Recorded data:
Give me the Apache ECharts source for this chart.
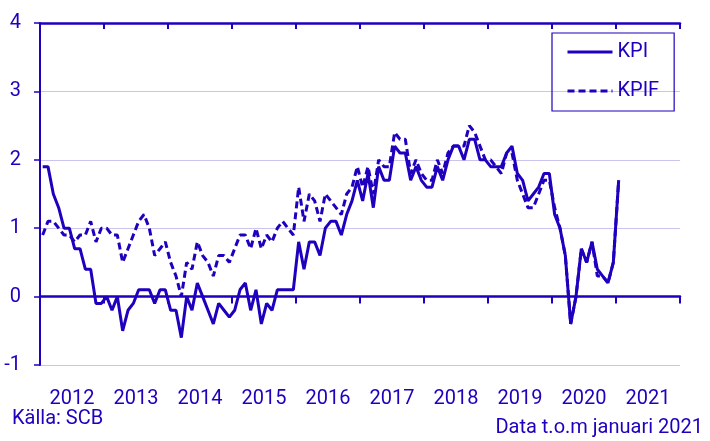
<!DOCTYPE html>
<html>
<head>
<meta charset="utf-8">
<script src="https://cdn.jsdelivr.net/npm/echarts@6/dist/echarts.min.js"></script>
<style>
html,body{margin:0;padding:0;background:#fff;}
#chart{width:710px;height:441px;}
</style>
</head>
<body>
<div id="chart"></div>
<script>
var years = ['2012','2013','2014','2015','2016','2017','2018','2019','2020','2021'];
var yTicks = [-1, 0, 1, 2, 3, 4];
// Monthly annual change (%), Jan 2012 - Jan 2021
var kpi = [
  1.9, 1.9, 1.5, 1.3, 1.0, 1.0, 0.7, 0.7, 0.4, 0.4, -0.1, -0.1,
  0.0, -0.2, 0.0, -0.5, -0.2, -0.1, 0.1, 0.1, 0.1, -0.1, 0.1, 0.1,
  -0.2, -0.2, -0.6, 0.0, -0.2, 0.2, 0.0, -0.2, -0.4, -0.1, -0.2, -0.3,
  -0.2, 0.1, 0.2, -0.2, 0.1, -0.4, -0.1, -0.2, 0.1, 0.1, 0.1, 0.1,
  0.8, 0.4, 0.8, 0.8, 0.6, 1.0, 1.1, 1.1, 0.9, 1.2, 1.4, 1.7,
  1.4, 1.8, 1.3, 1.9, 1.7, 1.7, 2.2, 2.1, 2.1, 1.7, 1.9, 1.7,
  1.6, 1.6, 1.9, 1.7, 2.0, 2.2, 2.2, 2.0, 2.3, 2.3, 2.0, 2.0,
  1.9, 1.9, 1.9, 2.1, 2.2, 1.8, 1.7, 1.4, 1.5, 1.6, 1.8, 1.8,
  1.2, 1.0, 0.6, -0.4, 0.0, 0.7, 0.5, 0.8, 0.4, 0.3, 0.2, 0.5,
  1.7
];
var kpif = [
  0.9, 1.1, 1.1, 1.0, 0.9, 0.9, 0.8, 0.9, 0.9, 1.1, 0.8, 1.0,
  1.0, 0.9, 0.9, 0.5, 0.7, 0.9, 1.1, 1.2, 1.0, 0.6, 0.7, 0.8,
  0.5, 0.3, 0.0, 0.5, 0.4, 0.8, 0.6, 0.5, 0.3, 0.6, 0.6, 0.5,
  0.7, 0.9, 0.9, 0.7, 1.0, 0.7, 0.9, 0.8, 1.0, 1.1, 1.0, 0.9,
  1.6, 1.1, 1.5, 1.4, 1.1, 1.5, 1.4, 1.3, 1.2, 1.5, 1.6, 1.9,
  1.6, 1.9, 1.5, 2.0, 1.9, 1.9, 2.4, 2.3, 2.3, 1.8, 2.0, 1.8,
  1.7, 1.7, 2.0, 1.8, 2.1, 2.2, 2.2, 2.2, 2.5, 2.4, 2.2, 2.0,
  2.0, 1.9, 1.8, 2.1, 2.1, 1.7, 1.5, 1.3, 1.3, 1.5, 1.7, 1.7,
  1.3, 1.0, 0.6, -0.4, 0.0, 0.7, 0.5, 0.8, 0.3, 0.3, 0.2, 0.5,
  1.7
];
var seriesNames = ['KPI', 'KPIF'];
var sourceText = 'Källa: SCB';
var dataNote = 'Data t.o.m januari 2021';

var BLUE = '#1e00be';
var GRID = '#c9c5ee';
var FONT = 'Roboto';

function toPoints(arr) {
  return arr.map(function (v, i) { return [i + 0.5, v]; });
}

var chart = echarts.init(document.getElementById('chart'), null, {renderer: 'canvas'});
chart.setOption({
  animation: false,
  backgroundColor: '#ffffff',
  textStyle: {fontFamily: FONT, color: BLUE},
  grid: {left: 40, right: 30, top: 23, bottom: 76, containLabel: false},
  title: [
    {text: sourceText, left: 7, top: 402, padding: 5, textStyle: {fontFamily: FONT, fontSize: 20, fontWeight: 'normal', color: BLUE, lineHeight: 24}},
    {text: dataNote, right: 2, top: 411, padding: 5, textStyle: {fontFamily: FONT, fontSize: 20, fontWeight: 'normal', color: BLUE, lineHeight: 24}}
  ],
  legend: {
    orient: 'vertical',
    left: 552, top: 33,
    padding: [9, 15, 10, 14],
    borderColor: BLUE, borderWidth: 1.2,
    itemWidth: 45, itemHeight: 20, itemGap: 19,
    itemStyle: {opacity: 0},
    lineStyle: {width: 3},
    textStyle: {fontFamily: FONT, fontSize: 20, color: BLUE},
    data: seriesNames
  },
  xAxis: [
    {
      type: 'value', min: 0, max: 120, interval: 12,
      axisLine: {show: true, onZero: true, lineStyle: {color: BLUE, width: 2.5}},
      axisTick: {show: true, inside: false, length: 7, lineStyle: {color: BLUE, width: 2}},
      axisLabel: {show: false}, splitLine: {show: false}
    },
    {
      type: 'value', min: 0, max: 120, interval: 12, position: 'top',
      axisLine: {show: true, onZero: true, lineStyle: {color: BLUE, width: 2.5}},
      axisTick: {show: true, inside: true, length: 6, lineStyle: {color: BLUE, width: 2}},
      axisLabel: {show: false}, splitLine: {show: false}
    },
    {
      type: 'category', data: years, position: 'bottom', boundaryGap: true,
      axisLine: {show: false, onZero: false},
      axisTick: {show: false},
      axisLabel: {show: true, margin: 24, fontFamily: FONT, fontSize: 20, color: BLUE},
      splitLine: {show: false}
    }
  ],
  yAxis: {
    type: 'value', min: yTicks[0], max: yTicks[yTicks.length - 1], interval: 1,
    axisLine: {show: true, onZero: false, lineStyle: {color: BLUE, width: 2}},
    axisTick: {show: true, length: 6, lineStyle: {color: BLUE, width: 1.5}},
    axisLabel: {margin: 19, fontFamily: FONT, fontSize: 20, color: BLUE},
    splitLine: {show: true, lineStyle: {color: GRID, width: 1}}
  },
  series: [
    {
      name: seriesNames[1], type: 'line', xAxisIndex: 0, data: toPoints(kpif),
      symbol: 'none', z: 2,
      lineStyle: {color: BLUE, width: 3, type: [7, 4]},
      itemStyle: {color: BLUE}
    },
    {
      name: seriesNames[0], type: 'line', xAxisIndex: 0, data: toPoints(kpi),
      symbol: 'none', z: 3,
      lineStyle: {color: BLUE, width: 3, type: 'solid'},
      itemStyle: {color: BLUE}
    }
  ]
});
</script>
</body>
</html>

Job: What is needed is an exact reproduction of the data, pictures excluded.

Result of this task:
Give me the Apache ECharts source for this chart.
<!DOCTYPE html>
<html>
<head>
<meta charset="utf-8">
<script src="https://cdn.jsdelivr.net/npm/echarts@6/dist/echarts.min.js"></script>
<style>
html,body{margin:0;padding:0;background:#fff;}
#chart{width:710px;height:441px;}
</style>
</head>
<body>
<div id="chart"></div>
<script>
var years = ['2012','2013','2014','2015','2016','2017','2018','2019','2020','2021'];
var yTicks = [-1, 0, 1, 2, 3, 4];
// Monthly annual change (%), Jan 2012 - Jan 2021
var kpi = [
  1.9, 1.9, 1.5, 1.3, 1.0, 1.0, 0.7, 0.7, 0.4, 0.4, -0.1, -0.1,
  0.0, -0.2, 0.0, -0.5, -0.2, -0.1, 0.1, 0.1, 0.1, -0.1, 0.1, 0.1,
  -0.2, -0.2, -0.6, 0.0, -0.2, 0.2, 0.0, -0.2, -0.4, -0.1, -0.2, -0.3,
  -0.2, 0.1, 0.2, -0.2, 0.1, -0.4, -0.1, -0.2, 0.1, 0.1, 0.1, 0.1,
  0.8, 0.4, 0.8, 0.8, 0.6, 1.0, 1.1, 1.1, 0.9, 1.2, 1.4, 1.7,
  1.4, 1.8, 1.3, 1.9, 1.7, 1.7, 2.2, 2.1, 2.1, 1.7, 1.9, 1.7,
  1.6, 1.6, 1.9, 1.7, 2.0, 2.2, 2.2, 2.0, 2.3, 2.3, 2.0, 2.0,
  1.9, 1.9, 1.9, 2.1, 2.2, 1.8, 1.7, 1.4, 1.5, 1.6, 1.8, 1.8,
  1.2, 1.0, 0.6, -0.4, 0.0, 0.7, 0.5, 0.8, 0.4, 0.3, 0.2, 0.5,
  1.7
];
var kpif = [
  0.9, 1.1, 1.1, 1.0, 0.9, 0.9, 0.8, 0.9, 0.9, 1.1, 0.8, 1.0,
  1.0, 0.9, 0.9, 0.5, 0.7, 0.9, 1.1, 1.2, 1.0, 0.6, 0.7, 0.8,
  0.5, 0.3, 0.0, 0.5, 0.4, 0.8, 0.6, 0.5, 0.3, 0.6, 0.6, 0.5,
  0.7, 0.9, 0.9, 0.7, 1.0, 0.7, 0.9, 0.8, 1.0, 1.1, 1.0, 0.9,
  1.6, 1.1, 1.5, 1.4, 1.1, 1.5, 1.4, 1.3, 1.2, 1.5, 1.6, 1.9,
  1.6, 1.9, 1.5, 2.0, 1.9, 1.9, 2.4, 2.3, 2.3, 1.8, 2.0, 1.8,
  1.7, 1.7, 2.0, 1.8, 2.1, 2.2, 2.2, 2.2, 2.5, 2.4, 2.2, 2.0,
  2.0, 1.9, 1.8, 2.1, 2.1, 1.7, 1.5, 1.3, 1.3, 1.5, 1.7, 1.7,
  1.3, 1.0, 0.6, -0.4, 0.0, 0.7, 0.5, 0.8, 0.3, 0.3, 0.2, 0.5,
  1.7
];
var seriesNames = ['KPI', 'KPIF'];
var sourceText = 'Källa: SCB';
var dataNote = 'Data t.o.m januari 2021';

var BLUE = '#1e00be';
var GRID = '#c9c5ee';
var FONT = 'Roboto';

function toPoints(arr) {
  return arr.map(function (v, i) { return [i + 0.5, v]; });
}

var chart = echarts.init(document.getElementById('chart'), null, {renderer: 'canvas'});
chart.setOption({
  animation: false,
  backgroundColor: '#ffffff',
  textStyle: {fontFamily: FONT, color: BLUE},
  grid: {left: 40, right: 30, top: 23, bottom: 76, containLabel: false},
  title: [
    {text: sourceText, left: 7, top: 402, padding: 5, textStyle: {fontFamily: FONT, fontSize: 20, fontWeight: 'normal', color: BLUE, lineHeight: 24}},
    {text: dataNote, right: 2, top: 411, padding: 5, textStyle: {fontFamily: FONT, fontSize: 20, fontWeight: 'normal', color: BLUE, lineHeight: 24}}
  ],
  legend: {
    orient: 'vertical',
    left: 552, top: 33,
    padding: [9, 15, 10, 14],
    borderColor: BLUE, borderWidth: 1.2,
    itemWidth: 45, itemHeight: 20, itemGap: 19,
    itemStyle: {opacity: 0},
    lineStyle: {width: 3},
    textStyle: {fontFamily: FONT, fontSize: 20, color: BLUE},
    data: seriesNames
  },
  xAxis: [
    {
      type: 'value', min: 0, max: 120, interval: 12,
      axisLine: {show: true, onZero: true, lineStyle: {color: BLUE, width: 2.5}},
      axisTick: {show: true, inside: false, length: 7, lineStyle: {color: BLUE, width: 2}},
      axisLabel: {show: false}, splitLine: {show: false}
    },
    {
      type: 'value', min: 0, max: 120, interval: 12, position: 'top',
      axisLine: {show: true, onZero: true, lineStyle: {color: BLUE, width: 2.5}},
      axisTick: {show: true, inside: true, length: 6, lineStyle: {color: BLUE, width: 2}},
      axisLabel: {show: false}, splitLine: {show: false}
    },
    {
      type: 'category', data: years, position: 'bottom', boundaryGap: true,
      axisLine: {show: false, onZero: false},
      axisTick: {show: false},
      axisLabel: {show: true, margin: 24, fontFamily: FONT, fontSize: 20, color: BLUE},
      splitLine: {show: false}
    }
  ],
  yAxis: {
    type: 'value', min: yTicks[0], max: yTicks[yTicks.length - 1], interval: 1,
    axisLine: {show: true, onZero: false, lineStyle: {color: BLUE, width: 2}},
    axisTick: {show: true, length: 6, lineStyle: {color: BLUE, width: 1.5}},
    axisLabel: {margin: 19, fontFamily: FONT, fontSize: 20, color: BLUE},
    splitLine: {show: true, lineStyle: {color: GRID, width: 1}}
  },
  series: [
    {
      name: seriesNames[1], type: 'line', xAxisIndex: 0, data: toPoints(kpif),
      symbol: 'none', z: 2,
      lineStyle: {color: BLUE, width: 3, type: [7, 4]},
      itemStyle: {color: BLUE}
    },
    {
      name: seriesNames[0], type: 'line', xAxisIndex: 0, data: toPoints(kpi),
      symbol: 'none', z: 3,
      lineStyle: {color: BLUE, width: 3, type: 'solid'},
      itemStyle: {color: BLUE}
    }
  ]
});
</script>
</body>
</html>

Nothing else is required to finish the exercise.